We were drifting all night, waiting to set early in the morning on a “payow” that had shown a particularly large amount of fish on the sonar two days earlier when we found it. The raft and buoy themselves were covered in shells and sea life, and we could see fish swimming in and out around the slack net that was weighted and hanging below the raft. That was always a good sign, the more bait fish we see at the surface, the more prize catch will be deep below.
I got up early to see them set on the “payow” like I normally do because I think it’s fun to watch. It’s like black ops tuna fishing, everyone is in their masks (to protect from the sun later in the day) and moving silently around the boat deck. Occasionally the captain radios out a course and speed correction based off of the sonar indications below. The net tender boat has been rigged up with a portable generator and a pair of super powerful shop lights and is already in the water.
Then the time comes to set the trap, the skiff is released towing the net behind it and together, with the Caribe’ , makes a large circle around the raft. The two ends of the net meet, and that is when the net tender flips on the flood lights. The beams pierce the darkness and the water and the tuna get confused, thinking it is the sun they swim to the surface, expecting warmth and food. As their massive school comes to the surface the face of the water erupts into a froth as their fins break through. The trap is sprung, and the crew start to winch in the bottom of the purse.
That’s when I normally go back to bed, and get a few more winks before the day starts. But there was something about this morning that was different and I couldn’t quite peg it. Even in the darkness of my room I couldn’t bring myself to close my eyes and go back to sleep – I felt compelled to get up, throw a shirt on and grab a cup of coffee despite the fact that I know I could drift off and snooze a bit more.
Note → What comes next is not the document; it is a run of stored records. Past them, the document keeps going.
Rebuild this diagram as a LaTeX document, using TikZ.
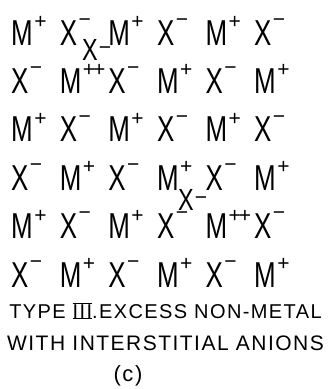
\documentclass[tikz,border=0pt]{standalone}
\usepackage{fontspec}
\usepackage{graphicx}
\setmainfont{Liberation Sans}
\newfontfamily\capfont[LetterSpace=7]{Liberation Sans}
\newcommand{\ionfont}{\fontsize{36}{36}\selectfont}
\newcommand{\supfont}{\fontsize{21}{21}\selectfont}
% ions of the lattice
\newcommand{\Mp}{\scalebox{0.72}[1]{M}\kern1.5pt\raisebox{16.6pt}{\supfont +}}
\newcommand{\Mpp}{\scalebox{0.72}[1]{M}\kern1.5pt\raisebox{16.6pt}{\supfont +\kern-2pt+}}
\newcommand{\Xm}{\scalebox{0.72}[1]{X}\kern1.5pt\raisebox{18.8pt}{\supfont −}}
\newcommand{\Xint}{\scalebox{0.65}[0.85]{X}\kern1pt\raisebox{5.6pt}{\supfont −}}
% roman numeral with bars
\newcommand{\barred}[1]{\setbox0\hbox{#1}\rlap{\rule[-1.2pt]{\wd0}{0.9pt}}\rlap{\rule[\dimexpr\ht0+0.4pt]{\wd0}{0.9pt}}\box0}

\begin{document}
\begin{tikzpicture}[x=1pt,y=-1pt,
  ion/.style={anchor=base west, inner sep=0pt, font=\ionfont},
  caption/.style={anchor=base, inner sep=0pt}]
  \useasboundingbox (0,0) rectangle (331,389);
  % regular lattice
  \foreach \row [count=\r] in {{\Mp,\Xm,\Mp,\Xm,\Mp,\Xm},
                               {\Xm,\Mpp,\Xm,\Mp,\Xm,\Mp},
                               {\Mp,\Xm,\Mp,\Xm,\Mp,\Xm},
                               {\Xm,\Mp,\Xm,\Mp,\Xm,\Mp},
                               {\Mp,\Xm,\Mp,\Xm,\Mpp,\Xm},
                               {\Xm,\Mp,\Xm,\Mp,\Xm,\Mp}}
    \foreach \cell [count=\c] in \row
      \node[ion] (i\r\c) at ({11+48.6*(\c-1)},{45+48.4*(\r-1)}) {\cell};
  % interstitial anions
  \node[ion] (int1) at (82,60) {\Xint};
  \node[ion] (int2) at (178,210) {\Xint};
  % caption
  \node[caption, font=\capfont\fontsize{20}{20}\selectfont] (type) at (165.5,318) {TYPE \barred{III}.EXCESS NON-METAL};
  \node[caption, font=\capfont\fontsize{21}{21}\selectfont] (anions) at (165.5,350) {WITH INTERSTITIAL ANIONS};
  \node[inner sep=0pt, font=\capfont\fontsize{22}{22}\selectfont] (label) at (128,376) {(c)};
\end{tikzpicture}
\end{document}
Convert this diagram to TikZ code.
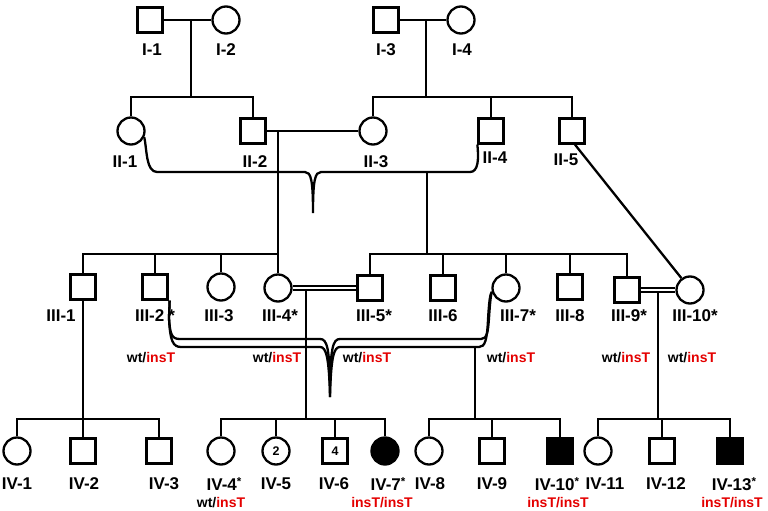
\documentclass[tikz,border=0pt]{standalone}
\usepackage{fontspec}
\setmainfont{Liberation Sans}
\definecolor{gred}{RGB}{228,0,0}
\begin{document}
\begin{tikzpicture}[x=1pt,y=-1pt, line width=2.3pt,
  male/.style={draw, rectangle, minimum size=25pt, inner sep=0pt},
  female/.style={draw, circle, minimum size=27pt, inner sep=0pt},
  aff/.style={fill=black},
  lbl/.style={font=\bfseries\fontsize{17}{17}\selectfont, inner sep=0pt},
  geno/.style={font=\bfseries\fontsize{14}{14}\selectfont, inner sep=0pt},
  num/.style={font=\bfseries\fontsize{12.5}{12.5}\selectfont},
  dbl/.style={double, double distance=2pt, line width=1.7pt},
]
\useasboundingbox (0,0) rectangle (768,511);
\newcommand{\supstar}{\raisebox{5pt}{\fontsize{11.5}{11.5}\selectfont *}}
% Generation I
\node[male] (I1) at (150,20) {};
\node[female] (I2) at (226,20) {};
\node[male] (I3) at (386,20) {};
\node[female] (I4) at (461,20) {};
% Generation II
\node[female] (II1) at (131,131) {};
\node[male] (II2) at (253,131) {};
\node[female] (II3) at (373,131) {};
\node[male] (II4) at (491,131) {};
\node[male] (II5) at (572,131) {};
% Generation III
\node[male] (III1) at (83,287) {};
\node[male] (III2) at (155,287) {};
\node[female] (III3) at (221,287) {};
\node[female] (III4) at (278,288) {};
\node[male] (III5) at (370,288) {};
\node[male] (III6) at (443,288) {};
\node[female] (III7) at (506,288) {};
\node[male] (III8) at (570,287) {};
\node[male] (III9) at (627,290) {};
\node[female] (III10) at (690,290) {};
% Generation IV
\node[female] (IV1) at (17,451) {};
\node[male] (IV2) at (83,451) {};
\node[male] (IV3) at (159,451) {};
\node[female] (IV4) at (221,451) {};
\node[female,num] (IV5) at (276,451) {2};
\node[male,num] (IV6) at (335,451) {4};
\node[female,aff] (IV7) at (385,451) {};
\node[female] (IV8) at (429,451) {};
\node[male] (IV9) at (492,451) {};
\node[male,aff] (IV10) at (560,451) {};
\node[female] (IV11) at (598,451) {};
\node[male] (IV12) at (662,451) {};
\node[male,aff] (IV13) at (730,451) {};

% labels
\node[lbl] (lI1) at (152,50) {I-1};
\node[lbl] (lI2) at (226,50) {I-2};
\node[lbl] (lI3) at (386,50) {I-3};
\node[lbl] (lI4) at (462,50) {I-4};
\node[lbl] (lII1) at (125,162) {II-1};
\node[lbl] (lII2) at (255,162) {II-2};
\node[lbl] (lII3) at (376,162) {II-3};
\node[lbl] (lII4) at (495,158) {II-4};
\node[lbl] (lII5) at (566,160) {II-5};
\node[lbl] (lIII1) at (61,316) {III-1};
\node[lbl] (lIII2) at (155,316) {III-2\hspace{4pt}*};
\node[lbl] (lIII3) at (219,316) {III-3};
\node[lbl] (lIII4) at (280,316) {III-4*};
\node[lbl] (lIII5) at (374,316) {III-5*};
\node[lbl] (lIII6) at (443,316) {III-6};
\node[lbl] (lIII7) at (518,316) {III-7*};
\node[lbl] (lIII8) at (570,316) {III-8};
\node[lbl] (lIII9) at (629,316) {III-9*};
\node[lbl] (lIII10) at (695,316) {III-10*};
\node[lbl] (lIV1) at (17,484) {IV-1};
\node[lbl] (lIV2) at (84,484) {IV-2};
\node[lbl] (lIV3) at (164,484) {IV-3};
\node[lbl] (lIV4) at (224,484) {IV-4\supstar};
\node[lbl] (lIV5) at (276,484) {IV-5};
\node[lbl] (lIV6) at (334,484) {IV-6};
\node[lbl] (lIV7) at (388,484) {IV-7\supstar};
\node[lbl] (lIV8) at (430,484) {IV-8};
\node[lbl] (lIV9) at (492,484) {IV-9};
\node[lbl] (lIV10) at (557,484) {IV-10\supstar};
\node[lbl] (lIV11) at (605,484) {IV-11};
\node[lbl] (lIV12) at (666,484) {IV-12};
\node[lbl] (lIV13) at (734,484) {IV-13\supstar};
% genotypes
\node[geno] (gIII2) at (151,358) {wt/\textcolor{gred}{insT}};
\node[geno] (gIII4) at (277,358) {wt/\textcolor{gred}{insT}};
\node[geno] (gIII5) at (367,358) {wt/\textcolor{gred}{insT}};
\node[geno] (gIII7) at (511,358) {wt/\textcolor{gred}{insT}};
\node[geno] (gIII9) at (626,358) {wt/\textcolor{gred}{insT}};
\node[geno] (gIII10) at (692,358) {wt/\textcolor{gred}{insT}};
\node[geno] (gIV4) at (221,503) {wt/\textcolor{gred}{insT}};
\node[geno,text=gred] (gIV7) at (382,503) {insT/insT};
\node[geno,text=gred] (gIV10) at (558,503) {insT/insT};
\node[geno,text=gred] (gIV13) at (732,503) {insT/insT};

% Gen I unions
\coordinate (m1) at (191,20); \coordinate (s1) at (191,97);
\draw (I1.east) -- (I2.west);
\draw (m1) -- (s1);
\draw (II1.north) |- (s1) -| (II2.north);
\coordinate (m4) at (426,20); \coordinate (s4) at (426,97);
\draw (I3.east) -- (I4.west);
\draw (m4) -- (s4);
\draw (II3.north) |- (s4) -| (II5.north);
\draw (II4.north) -- (II4.north |- s4);

% II-2 x II-3
\draw (II2.east) -- (II3.west);
\coordinate (m2) at (278,131); \coordinate (s2) at (278,254);
\draw (m2) -- (III4.north);
\draw (III1.north) |- (s2);
\draw (III2.north) -- (III2.north |- s2);
\draw (III3.north) -- (III3.north |- s2);

% II-1 x II-4 (brace)
\draw (II1.-25) .. controls (147,150) and (146,172) .. (157,172) -- (305,172)
  .. controls (311,172) and (313,180) .. (313,213)
  .. controls (313,180) and (315,172) .. (321,172) -- (470,172)
  .. controls (478,172) and (479,160) .. (II4.south west);
\coordinate (m3) at (427,172); \coordinate (s3) at (427,254);
\draw (m3) -- (s3);
\draw (III5.north) |- (s3) -| (III9.north);
\draw (III6.north) -- (III6.north |- s3);
\draw (III7.north) -- (III7.north |- s3);
\draw (III8.north) -- (III8.north |- s3);

% II-5 to III-10
\draw ([xshift=3pt]II5.south) -- (III10.126);

% III-1 children
\coordinate (s7) at (83,419);
\draw (III1.south) -- (s7);
\draw (IV1.north) |- (s7) -| (IV3.north);
\draw (IV2.north) -- (s7);

% III-4 x III-5
\draw[dbl] (III4.east) -- (III5.west);
\coordinate (m5) at (306,291); \coordinate (s5) at (306,419);
\draw (m5) -- (s5);
\draw (IV4.north) |- (s5) -| (IV7.north);
\draw (IV5.north) -- (IV5.north |- s5);
\draw (IV6.north) -- (IV6.north |- s5);

% III-2 x III-7 (double brace)
\draw ([xshift=1pt]III2.south east) -- (169,318) .. controls (170,335) and (172,339) .. (180,339) -- (320,339)
  .. controls (327,339) and (330,347) .. (330,397)
  .. controls (330,347) and (333,339) .. (340,339) -- (481,339)
  .. controls (487,339) and (488,332) .. (489,318)
  .. controls (490,302) and (491,294) .. (III7.195);
\draw ([xshift=1pt]III2.south east) -- (169,318) .. controls (170,341) and (173,347) .. (181,347) -- (320,347)
  .. controls (326,347) and (329,356) .. (330,397)
  .. controls (331,356) and (334,347) .. (340,347) -- (479,347)
  .. controls (485,347) and (487,340) .. (488,320)
  .. controls (489,302) and (490,294) .. (III7.195);
\coordinate (m8) at (475,347); \coordinate (s8) at (475,419);
\draw (m8) -- (s8);
\draw (IV8.north) |- (s8) -| (IV10.north);
\draw (IV9.north) -- (IV9.north |- s8);

% III-9 x III-10
\draw[dbl] (III9.east) -- (III10.west);
\coordinate (m6) at (658,292); \coordinate (s6) at (658,419);
\draw (m6) -- (s6);
\draw (IV11.north) |- (s6) -| (IV13.north);
\draw (IV12.north) -- (IV12.north |- s6);
\end{tikzpicture}
\end{document}
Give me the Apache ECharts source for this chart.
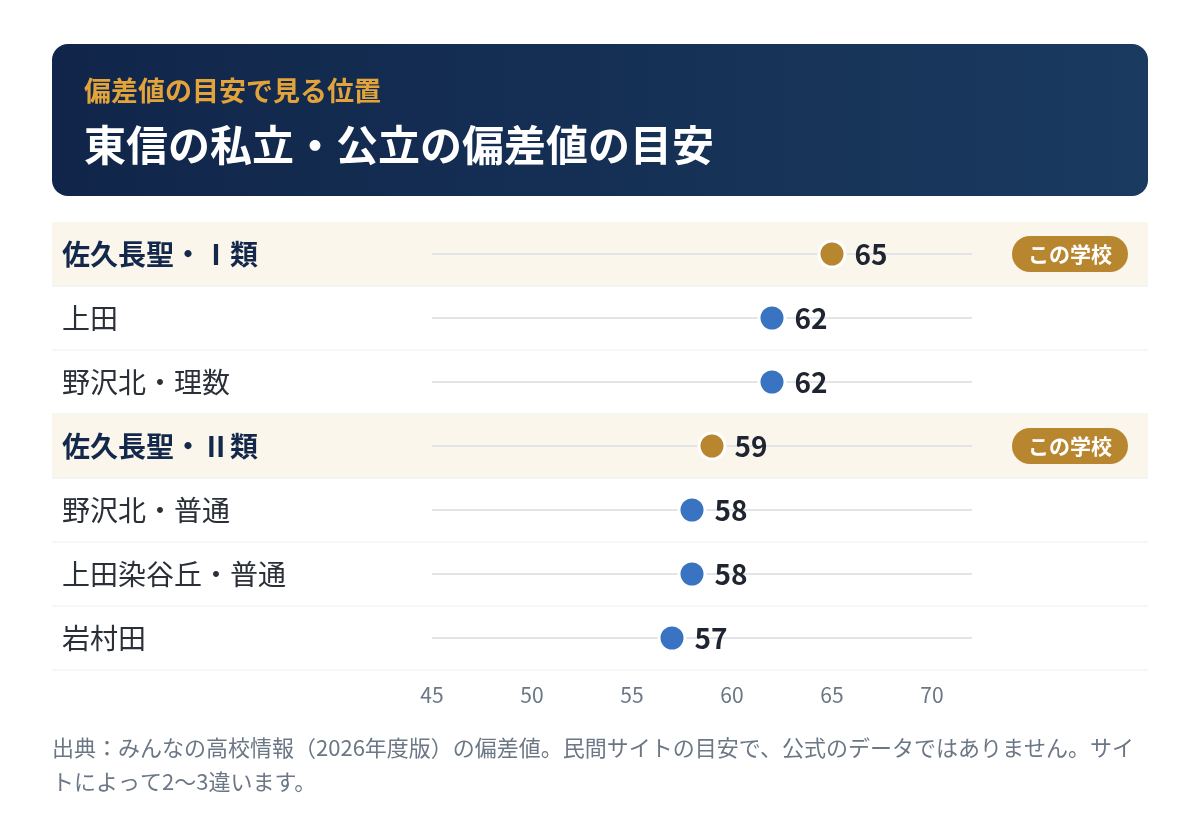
<!DOCTYPE html>
<html lang="ja">
<head>
<meta charset="utf-8">
<title>東信の私立・公立の偏差値の目安</title>
<script src="https://cdn.jsdelivr.net/npm/echarts@6/dist/echarts.min.js"></script>
<style>
  html, body { margin: 0; padding: 0; background: #fff; }
  #main { width: 1200px; height: 836px; }
</style>
</head>
<body>
<div id="main"></div>
<script>
// データ
var schools = ['佐久長聖・Ⅰ類', '上田', '野沢北・理数', '佐久長聖・Ⅱ類', '野沢北・普通', '上田染谷丘・普通', '岩村田'];
var scores = [65, 62, 62, 59, 58, 58, 57];
var thisSchool = [true, false, false, true, false, false, false];
var axisMin = 45;
var axisMax = 72;

var FONT = '"Noto Sans CJK JP", "Noto Sans", sans-serif';
var GOLD = '#b8862e';
var BLUE = '#3b73c3';

var chart = echarts.init(document.getElementById('main'));

// 行の背景・区切り線・トラック・バッジ
var rowData = schools.map(function (s, i) { return [axisMin, i, thisSchool[i] ? 1 : 0]; });
function renderRow(params, api) {
  var idx = api.value(1);
  var c = api.coord([axisMin, idx]);
  var end = api.coord([axisMax, idx]);
  var h = api.size([0, 1])[1];
  var cy = c[1];
  var hi = api.value(2) === 1;
  var children = [];
  if (hi) {
    children.push({ type: 'rect', shape: { x: 52, y: cy - h / 2, width: 1096, height: h }, style: { fill: '#fbf6ec' } });
  }
  children.push({ type: 'line', shape: { x1: 52, y1: cy + h / 2, x2: 1148, y2: cy + h / 2 }, style: { stroke: '#eceef0', lineWidth: 1 } });
  children.push({ type: 'line', shape: { x1: c[0], y1: cy, x2: end[0], y2: cy }, style: { stroke: '#e2e4e8', lineWidth: 2 } });
  if (hi) {
    children.push({ type: 'rect', shape: { x: 1012, y: cy - 18, width: 116, height: 36, r: 18 }, style: { fill: GOLD } });
    children.push({ type: 'text', style: { x: 1070, y: cy, text: 'この学校', fill: '#fff', font: 'bold 21px ' + FONT, align: 'center', verticalAlign: 'middle' } });
  }
  return { type: 'group', children: children };
}

var option = {
  backgroundColor: '#fff',
  textStyle: { fontFamily: FONT },
  graphic: [
    {
      type: 'rect', left: 52, top: 44, z: 0,
      shape: { width: 1096, height: 152, r: 16 },
      style: {
        fill: new echarts.graphic.LinearGradient(0, 0, 1, 0, [
          { offset: 0, color: '#11254a' },
          { offset: 1, color: '#1a3a5f' }
        ])
      }
    },
    {
      type: 'text', x: 84, y: 91, z: 1,
      style: { text: '偏差値の目安で見る位置', fill: '#e2a43a', font: 'bold 27px ' + FONT, verticalAlign: 'middle' }
    },
    {
      type: 'text', x: 84, y: 145, z: 1,
      style: { text: '東信の私立・公立の偏差値の目安', fill: '#ffffff', font: 'bold 42px ' + FONT, verticalAlign: 'middle' }
    },
    {
      type: 'text', x: 52, y: 731, z: 1,
      style: {
        text: '出典：みんなの高校情報（2026年度版）の偏差値。民間サイトの目安で、公式のデータではありません。サイ\nトによって2〜3違います。',
        fill: '#6b7785', font: '22px ' + FONT, lineHeight: 34
      }
    }
  ],
  grid: { left: 432, right: 228, top: 222, height: 448 },
  xAxis: {
    type: 'value',
    min: axisMin,
    max: axisMax,
    interval: 5,
    axisLine: { show: false },
    axisTick: { show: false },
    splitLine: { show: false },
    axisLabel: {
      color: '#6b7785', fontSize: 21, margin: 15, fontFamily: FONT,
      formatter: function (v) { return v % 5 === 0 ? String(v) : ''; }
    }
  },
  yAxis: {
    type: 'category',
    inverse: true,
    z: 5,
    data: schools,
    axisLine: { show: false },
    axisTick: { show: false },
    splitLine: { show: false },
    axisLabel: {
      margin: 370,
      align: 'left',
      fontSize: 28,
      color: '#2a2f38',
      fontFamily: FONT,
      formatter: function (v, i) { return thisSchool[i] ? '{b|' + v + '}' : v; },
      rich: { b: { fontSize: 28, fontWeight: 'bold', color: '#14284b', fontFamily: FONT } }
    }
  },
  series: [
    {
      type: 'custom',
      clip: false,
      silent: true,
      z: 1,
      renderItem: renderRow,
      data: rowData
    },
    {
      type: 'scatter',
      z: 5,
      symbolSize: 26,
      data: scores.map(function (v, i) {
        return {
          value: [v, i],
          itemStyle: { color: thisSchool[i] ? GOLD : BLUE, borderColor: '#fff', borderWidth: 3, opacity: 1 }
        };
      }),
      label: {
        show: true,
        position: 'right',
        distance: 8,
        fontSize: 28,
        fontWeight: 'bold',
        color: '#1e2430',
        fontFamily: FONT,
        formatter: function (p) { return p.value[0]; }
      }
    }
  ]
};

chart.setOption(option);
</script>
</body>
</html>
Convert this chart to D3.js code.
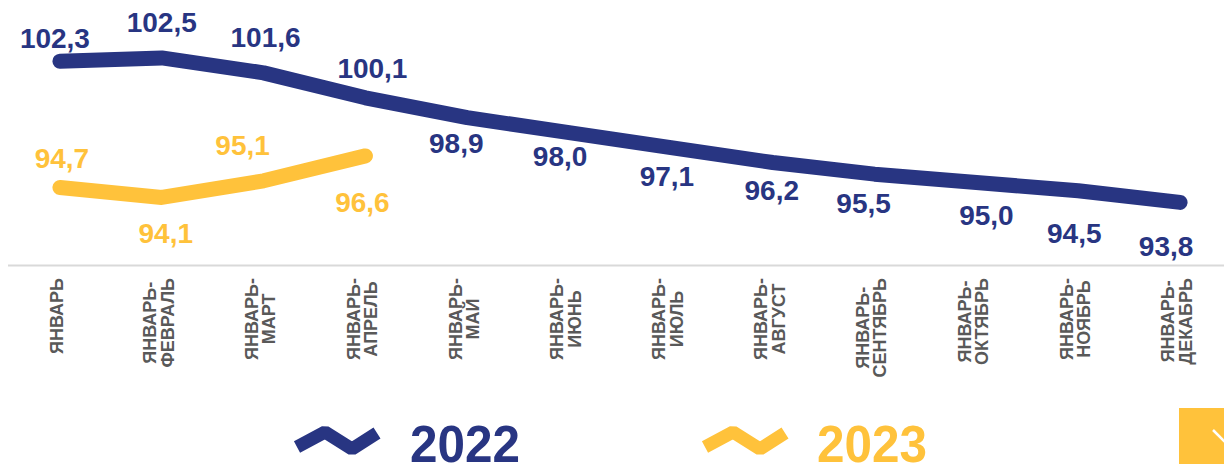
<!DOCTYPE html>
<html>
<head>
<meta charset="utf-8">
<script src="https://cdn.jsdelivr.net/npm/d3@7"></script>
<style>
  html, body { margin: 0; padding: 0; background: #fff; }
  svg { display: block; }
  text { font-family: Arial, "Liberation Sans", sans-serif; }
</style>
</head>
<body>
<svg id="chart" width="1224" height="464"></svg>
<script>
// ---- data ----
const categories = ["ЯНВАРЬ", "ЯНВАРЬ-ФЕВРАЛЬ", "ЯНВАРЬ-МАРТ", "ЯНВАРЬ-АПРЕЛЬ", "ЯНВАРЬ-МАЙ", "ЯНВАРЬ-ИЮНЬ",
  "ЯНВАРЬ-ИЮЛЬ", "ЯНВАРЬ-АВГУСТ", "ЯНВАРЬ-СЕНТЯБРЬ", "ЯНВАРЬ-ОКТЯБРЬ", "ЯНВАРЬ-НОЯБРЬ", "ЯНВАРЬ-ДЕКАБРЬ"];
const values2022 = [102.3, 102.5, 101.6, 100.1, 98.9, 98.0, 97.1, 96.2, 95.5, 95.0, 94.5, 93.8];
const values2023 = [94.7, 94.1, 95.1, 96.6];
const seriesNames = ["2022", "2023"];

// ---- label layout (offsets from the point, px) ----
const labelOffsets2022 = [[-5, -13], [0, -26], [2, -26], [7, -20], [-11, 35], [-9, 33], [-4, 38], [-1, 37], [-11, 39], [10, 43], [-4, 52], [-14, 54]];
const labelOffsets2023 = [[2, -19], [4, 46], [-21, -26], [-3, 56]];

const navy = "#283582";
const yellow = "#FFC23B";

const svg = d3.select("#chart");

const x = d3.scaleBand().domain(categories).range([9, 1231]).paddingInner(0).paddingOuter(0);
const cx = c => x(c) + x.bandwidth() / 2;
const y = d3.scaleLinear().domain([90, 104]).range([265.5, 33]);

// axis line
svg.append("line")
  .attr("x1", 8).attr("x2", 1224)
  .attr("y1", y(90)).attr("y2", y(90))
  .attr("stroke", "#d9d9d9").attr("stroke-width", 2);

// x labels
const labelG = svg.append("g");
categories.forEach(c => {
  const parts = c.includes("-") ? [c.slice(0, c.indexOf("-") + 1), c.slice(c.indexOf("-") + 1)] : [c];
  const g = labelG.append("g");
  const texts = parts.map(p => g.append("text")
    .text(p)
    .attr("font-size", 18).attr("font-weight", "bold")
    .attr("fill", "#595959")
    .attr("text-anchor", "middle")
    .attr("dominant-baseline", "central"));
  const maxLen = d3.max(texts, t => t.node().getComputedTextLength());
  const centerY = 278 + maxLen / 2;
  texts.forEach((t, i) => {
    const xx = cx(c) - 3 + (i - (parts.length - 1) / 2) * 17.5;
    t.attr("transform", `translate(${xx},${centerY}) rotate(-90)`);
  });
});

const line = d3.line().x(d => cx(d.c)).y(d => y(d.v));

function drawSeries(vals, color, offsets) {
  const data = vals.map((v, i) => ({ c: categories[i], v }));
  svg.append("path")
    .datum(data)
    .attr("d", line)
    .attr("fill", "none")
    .attr("stroke", color)
    .attr("stroke-width", 15)
    .attr("stroke-linecap", "round")
    .attr("stroke-linejoin", "round");
  svg.append("g").selectAll("text")
    .data(data)
    .join("text")
    .attr("x", (d, i) => cx(d.c) + offsets[i][0])
    .attr("y", (d, i) => y(d.v) + offsets[i][1])
    .attr("text-anchor", "middle")
    .attr("font-size", 28)
    .attr("font-weight", "bold")
    .attr("fill", color)
    .text(d => d3.format(".1f")(d.v).replace(".", ","));
}

drawSeries(values2022, navy, labelOffsets2022);
drawSeries(values2023, yellow, labelOffsets2023);

// legend
const legendItems = [
  { name: seriesNames[0], color: navy, x: 297, tx: 410 },
  { name: seriesNames[1], color: yellow, x: 705, tx: 817 }
];
legendItems.forEach(it => {
  const pts = [[0, 15], [28, 0], [55, 17], [80, 1]].map(p => [it.x + p[0], 432 + p[1]]);
  svg.append("path")
    .attr("d", d3.line()(pts))
    .attr("fill", "none")
    .attr("stroke", it.color)
    .attr("stroke-width", 13)
    .attr("stroke-linejoin", "bevel")
    .attr("stroke-linecap", "butt");
  svg.append("text")
    .attr("x", it.tx).attr("y", 462)
    .attr("font-size", 51).attr("font-weight", "bold")
    .attr("fill", it.color)
    .attr("textLength", 110).attr("lengthAdjust", "spacingAndGlyphs")
    .text(it.name);
});

// corner navigation square
svg.append("rect").attr("x", 1179).attr("y", 408).attr("width", 50).attr("height", 60).attr("fill", yellow);
svg.append("line").attr("x1", 1213).attr("y1", 430).attr("x2", 1228).attr("y2", 445)
  .attr("stroke", "#fff").attr("stroke-width", 2.5);
</script>
</body>
</html>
So that is exactly what I did, I grabbed my shirt and my coffee cup and started towards the galley. I was about halfway down the ladder from the upper deck to the fish deck when the call came over the loudspeakers. “Standby helicopter, standby!”
The Captain had been looking at the radar and wanted to check out some readings in the distance. I sprung back up the ladder and made my way quickly across the deck which was now starting to slope as the weight of the net pulled the boat over onto its left side. My mechanic was still asleep, so I needed to make sure he had heard that call. As I reached for the doorknob the door swung open. Sure enough he had been awakened by the page and was on his way up to start his preflight.
I keep a set of gloves, sleeves, and a buff right by the door so that when we do get activated I can grab them on the way out the door. This early all I would need are the gloves and the buff – and a piece of gum. It’s become my habit to fly with gum, and when I forget to grab a piece on the way up to the helicopter I feel like something is missing that entire flight – a little off. Anyways, with all my equipment in hand I ran up the ladder to the heli-deck to help with the preflight and un-strap my girl.
Everything looked fine, no change from the end of day inspection we had done last night before buttoning the helicopter up for the evening. The Captain showed up on the deck, tossed up a hand salute, and then climbed into the helicopter. I chuckled a bit, almost returned the salute too. The early morning flight was in nice cool air, and very smooth. We cruised around for 40 minutes or so looking for schools and searching areas of interest to the Captain at around 800 feet. Sadly there was no activity out there so it was time to land. Besides, they were still in the middle of a set and the Captain liked to be there for the catches.
One thing to consider when making an approach to landing during a set is that there are some very different elements to contend with than your normal landings. First, and most noticeable, the deck can be pitched to an obscene degree towards the port side, which happens to also be the side you land facing – which puts your tail rotor in precariously close proximity to the deck in a level hover. Next, the boat is stationary and tethered to a whole lot of net and fish so there is no ability to course correct the ship for a better wind profile – if it’s a tailwind, you will need to contend with that. And lastly, wires and ropes and cables; during a set there are a great deal of them strung about and under tension performing various tasks as the net is pulled in and the fish scooped up. There is also a long rope between the main ship and the skiff which is now acting as an anchor of sorts, keeping the ship from drifting into its own net by pulling at full throttle the other direction.
It’s a different landing environment for sure. The pilot who trained me said that sometimes it’s best to just land facing backwards (nose to starboard) keeping the tail plenty clear of the deck by hanging it off of the port side, and then correct it later once the ship is more level. Today I didn’t have to do that, even though the angle was getting fairly extreme, I still felt as though I had plenty of clearance for my tail rotor.